WILTON, Conn. -- The Wilton Daily Voice accepts signed letters to the editor. Send letters to email@example.com.
To The Editor:
Embracing a higher minimum wage may be a not so subtle way to deflect public attention away from failing economic policies that have stymied job growth and produced high taxes and business costs in Connecticut. Those policies have led to an unemployment rate of almost 11%, when Connecticut’s shrinking labor force is taken into account.
The oft repeated argument that opponents of a high minimum wage have no compassion for low income workers is entirely false. It also overlooks the reality that the wages of Connecticut’s low income workers are far from their only lifeline.

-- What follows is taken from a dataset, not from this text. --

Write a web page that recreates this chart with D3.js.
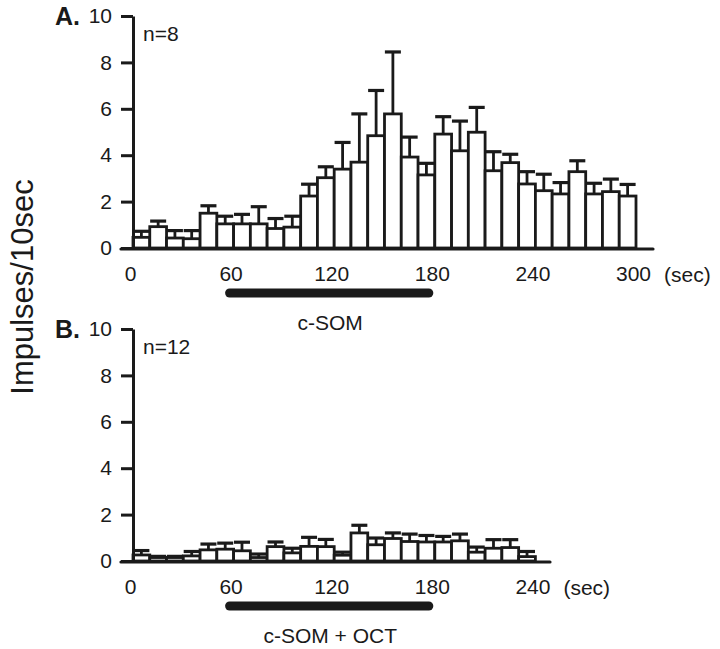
<!DOCTYPE html>
<html><head><meta charset="utf-8">
<script src="https://cdn.jsdelivr.net/npm/d3@7"></script>
<style>body{margin:0;background:#fff}text{font-family:"Liberation Sans",Arial,sans-serif;fill:#1a1a1a}</style>
</head><body>
<svg id="c" width="720" height="649"></svg>
<script>
// ---- data ----
const binsA = [0,10,20,30,40,50,60,70,80,90,100,110,120,130,140,150,160,170,180,190,200,210,220,230,240,250,260,270,280,290];
const meanA = [0.46,0.92,0.43,0.40,1.50,1.04,1.04,1.04,0.84,0.90,2.24,3.03,3.40,3.70,4.84,5.78,3.92,3.15,4.91,4.19,4.99,3.33,3.68,2.76,2.47,2.33,3.29,2.33,2.43,2.24];
const errTopA = [0.72,1.16,0.75,0.75,1.82,1.37,1.45,1.78,1.27,1.37,2.75,3.50,4.55,5.78,6.79,8.45,4.78,3.65,5.66,5.47,6.06,4.15,4.04,3.29,3.18,2.82,3.76,2.79,2.97,2.74];
const binsB = [0,10,20,30,40,50,60,70,80,90,100,110,120,130,140,150,160,170,180,190,200,210,220,230];
const meanB = [0.26,0.15,0.15,0.22,0.48,0.51,0.44,0.15,0.62,0.35,0.63,0.62,0.25,1.21,0.70,0.97,0.84,0.82,0.82,0.87,0.38,0.55,0.58,0.19];
const errTopB = [0.45,0.20,0.20,0.41,0.73,0.77,0.81,0.30,0.82,0.55,1.02,0.93,0.38,1.54,0.99,1.21,1.16,1.10,1.06,1.16,0.60,0.92,0.92,0.41];
const yTicks = [0,2,4,6,8,10];
const xTicksA = [0,60,120,180,240,300];
const xTicksB = [0,60,120,180,240];
const stimA = [60,180];
const stimB = [60,180];
const binWidth = 10;

// ---- drawing ----
const svg = d3.select("#c");
const ink = "#1a1a1a";
const x = d3.scaleLinear().domain([0,300]).range([133,636]);

function panel(o){
  const y = d3.scaleLinear().domain([0,10]).range([o.y0,o.y0-232]);
  const g = svg.append("g");
  // bars
  g.selectAll("rect.bar").data(o.bins).join("rect")
    .attr("x",(d)=>x(d)).attr("width",(d)=>x(d+binWidth)-x(d))
    .attr("y",(d,i)=>y(o.mean[i])).attr("height",(d,i)=>y(0)-y(o.mean[i]))
    .attr("fill","#fff").attr("stroke",ink).attr("stroke-width",2.8);
  // error bars
  const eb = g.selectAll("g.err").data(o.bins).join("g");
  eb.append("line")
    .attr("x1",(d)=>x(d+binWidth/2)).attr("x2",(d)=>x(d+binWidth/2))
    .attr("y1",(d,i)=>y(o.mean[i])).attr("y2",(d,i)=>y(o.err[i]))
    .attr("stroke",ink).attr("stroke-width",2.8);
  eb.append("line")
    .attr("x1",(d)=>x(d+binWidth/2)-8).attr("x2",(d)=>x(d+binWidth/2)+8)
    .attr("y1",(d,i)=>y(o.err[i])).attr("y2",(d,i)=>y(o.err[i]))
    .attr("stroke",ink).attr("stroke-width",3.2);
  // y axis
  const ya = g.append("g").attr("transform",`translate(${x(0)},0)`)
    .call(d3.axisLeft(y).tickValues(yTicks).tickSize(12).tickSizeOuter(0).tickPadding(9));
  ya.select(".domain").attr("stroke",ink).attr("stroke-width",3);
  ya.selectAll(".tick line").attr("stroke",ink).attr("stroke-width",3);
  ya.selectAll(".tick text").attr("font-size",21).attr("font-family","Liberation Sans, Arial, sans-serif").attr("fill",ink);
  // x axis line
  g.append("line").attr("x1",x(0)-12).attr("x2",o.axisEnd).attr("y1",y(0)+1).attr("y2",y(0)+1)
    .attr("stroke",ink).attr("stroke-width",3.2).attr("stroke-linecap","round");
  const xa = g.append("g").attr("transform",`translate(-3,${y(0)})`)
    .call(d3.axisBottom(x).tickValues(o.xTicks).tickSize(0).tickPadding(18));
  xa.select(".domain").remove();
  xa.selectAll(".tick text").attr("font-size",21).attr("font-family","Liberation Sans, Arial, sans-serif").attr("fill",ink);
  g.append("text").attr("x",x(o.xTicks[o.xTicks.length-1])+28).attr("y",y(0)+34)
    .attr("font-size",21).text("(sec)");
  // stimulus bar
  g.append("line").attr("x1",x(o.stim[0])-4).attr("x2",x(o.stim[1])-6)
    .attr("y1",y(0)+45).attr("y2",y(0)+45)
    .attr("stroke",ink).attr("stroke-width",9).attr("stroke-linecap","round");
  g.append("text").attr("x",(x(o.stim[0])+x(o.stim[1]))/2-4).attr("y",y(0)+82)
    .attr("text-anchor","middle").attr("font-size",21).text(o.stimLabel);
  // labels
  g.append("text").attr("x",55).attr("y",y(10)+9).attr("font-size",25).attr("font-weight","bold").text(o.letter);
  g.append("text").attr("x",143).attr("y",y(10)+25).attr("font-size",21).text(o.n);
}

panel({y0:248,bins:binsA,mean:meanA,err:errTopA,xTicks:xTicksA,stim:stimA,stimLabel:"c-SOM",letter:"A.",n:"n=8",axisEnd:653});
panel({y0:561,bins:binsB,mean:meanB,err:errTopB,xTicks:xTicksB,stim:stimB,stimLabel:"c-SOM + OCT",letter:"B.",n:"n=12",axisEnd:550});

svg.append("text").attr("transform","translate(33,287) rotate(-90)")
  .attr("text-anchor","middle").attr("font-size",31).text("Impulses/10sec");
</script>
</body></html>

The state of Connecticut pays 100% of the insurance premiums of low income citizens; it provides food, rental and heating assistance. Low income residents are eligible for the state Earned Income Tax Credit, which they receive in addition to the federal EITC. The EITC is a check distributed each year from taxpayers to residents who work but do not pay income taxes.
Collectively, these benefits amount to more than a minimum wage, but what Connecticut workers want most is a job and educational opportunities that allow them to advance to a higher salary.
The answer to higher income inequality lies not in raising the minimum wage, but in closing the education gap. It is a widely reported and a proven fact that closing the income gap is directly related to higher levels of training and education. Too many good jobs go unfilled in Connecticut and the United States as a whole because we do not have the technically trained labor that exists elsewhere.
The power should reside in the marketplace and not the state house when it comes to wages and labor costs. We need to focus on the real economic multiplier, closing the education gap so that our fellow citizens have the best possible opportunity to succeed.
State Sen. Toni Boucher
Boucher represents the 26th District towns of Bethel, New Canaan, Redding, Ridgefield, Weston, Westport and Wilton.